Collocation-based Robust Physics Informed Neural Networks for time-dependent simulations of pollution propagation under thermal inversion conditions on Spitsbergen

TL;DR

This paper introduces a physics-informed neural network framework with a collocation-based approach for simulating pollution spread under thermal inversion conditions, validated by a case study in Spitsbergen.

Contribution

It develops a mathematically grounded, robust loss function and a collocation strategy for efficient training of neural networks in time-dependent pollution modeling.

Findings

Thermal inversion significantly increases particulate matter concentration near the ground.

The proposed neural network framework accurately captures pollution dynamics under inversion conditions.

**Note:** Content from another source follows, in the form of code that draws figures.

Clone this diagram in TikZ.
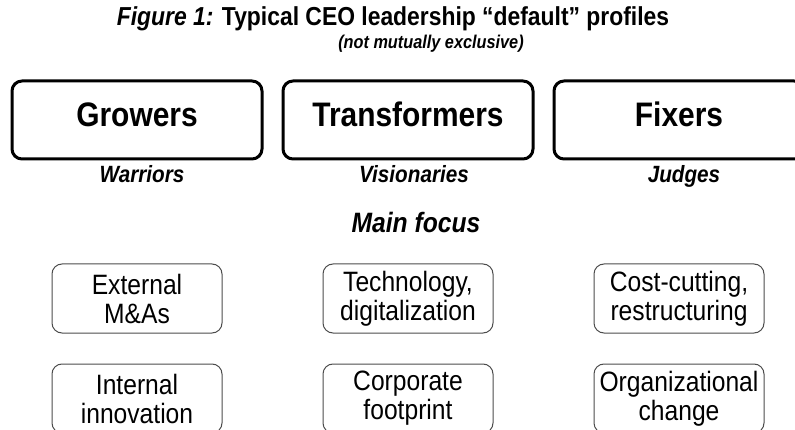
\documentclass[tikz,border=0pt]{standalone}
\usepackage{fontspec}
\setmainfont{Liberation Sans}[FakeStretch=0.88]
\usepackage{tikz}

\tikzset{
  profile/.style={draw, line width=3pt, rounded corners=10pt,
    minimum width=250pt, minimum height=78pt, text height=24pt, text depth=10pt,
    font=\fontsize{34}{34}\selectfont\bfseries},
  nickname/.style={anchor=base, font=\fontsize{23.5}{23.5}\selectfont\bfseries\itshape},
  focus/.style={draw=black!70, line width=1pt, rounded corners=10pt,
    minimum width=170pt, minimum height=69pt, align=center, inner sep=0pt,
    font=\fontsize{28}{29}\selectfont}
}

\begin{document}
\begin{tikzpicture}[x=1pt, y=-1pt]

\useasboundingbox (0,0) rectangle (795,430);

% Title
\node (title) at (393,26) [anchor=base, font=\fontsize{26}{26}\selectfont\bfseries]
  {\textit{Figure 1:} Typical CEO leadership ``default'' profiles};
\node (subtitle) at (431,49) [anchor=base, font=\fontsize{18.5}{18.5}\selectfont\bfseries\itshape]
  {(not mutually exclusive)};

% Profiles
\node (growers) at (137,120) [profile] {Growers};
\node (transformers) at (408,120) [profile] {Transformers};
\node (fixers) at (679,120) [profile] {Fixers};

% Nicknames
\node (warriors) at (142,183) [nickname] {Warriors};
\node (visionaries) at (414,183) [nickname] {Visionaries};
\node (judges) at (684,183) [nickname] {Judges};

\node (mainfocus) at (416,233) [anchor=base, font=\fontsize{28}{28}\selectfont\bfseries\itshape]
  {Main focus};

% Focus areas, first row
\node (external) at (137,298.5) [focus] {External\\M\&As};
\node (technology) at (408,298.5) [focus] {Technology,\\digitalization};
\node (costcutting) at (679,298.5) [focus] {Cost-cutting,\\restructuring};

% Focus areas, second row
\node (internal) at (137,398.5) [focus] {Internal\\innovation};
\node (footprint) at (408,398.5) [focus] {Corporate\\footprint};
\node (orgchange) at (679,398.5) [focus] {Organizational\\change};

\end{tikzpicture}
\end{document}
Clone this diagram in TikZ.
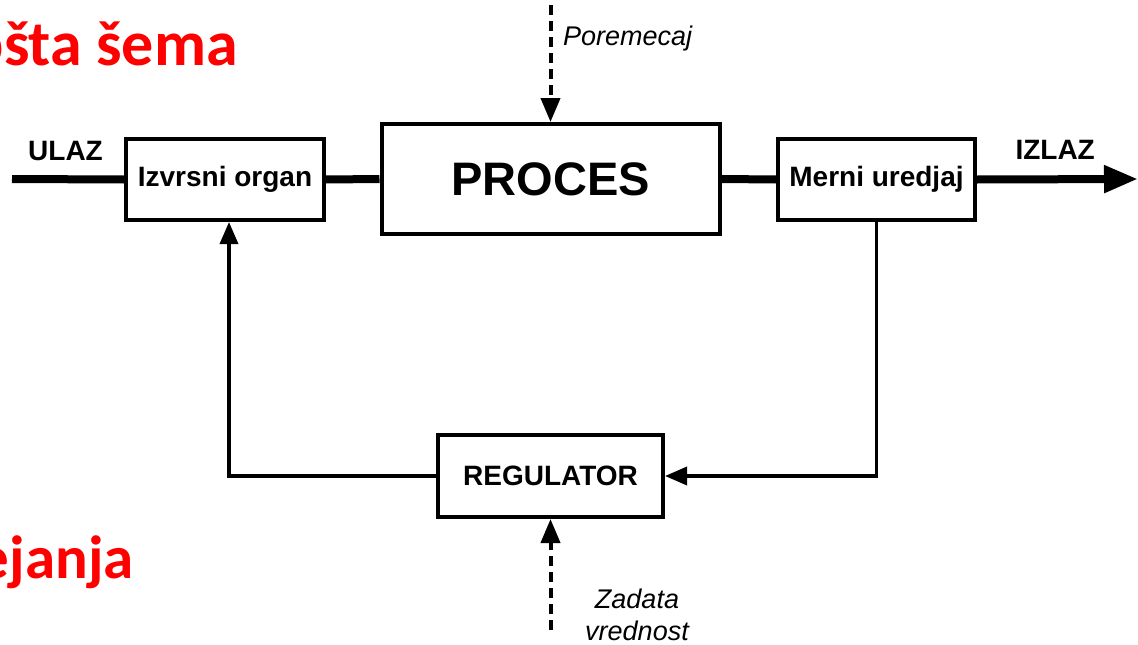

Field measurements support the model's predictions of pollutant trapping and accumulation.

Abstract

In this paper, we propose a Physics-Informed Neural Network framework for time-dependent simulations of pollution propagation originating from moving emission sources. We formulate a robust variational framework for the time-dependent advection-diffusion problem and establish the boundedness and inf-sup stability of the corresponding discrete weak formulation. Based on this mathematical foundation, we construct a robust loss function that is directly related to the true approximation error, defined as the difference between the neural network approximation and the (unknown) exact solution. Additionally, a collocation-based strategy is introduced to speed up neural network training. As a case study, we investigate pollution propagation caused by snowmobile traffic in Longyearbyen, Spitsbergen, supported by detailed in-field measurements collected using dedicated sensors. The proposed framework is applied to analyze the effects of thermal inversion on pollutant accumulation. Our results demonstrate that thermal inversion traps dense and humid air masses near the ground, significantly enhancing particulate matter (PM) concentration and worsening local air quality.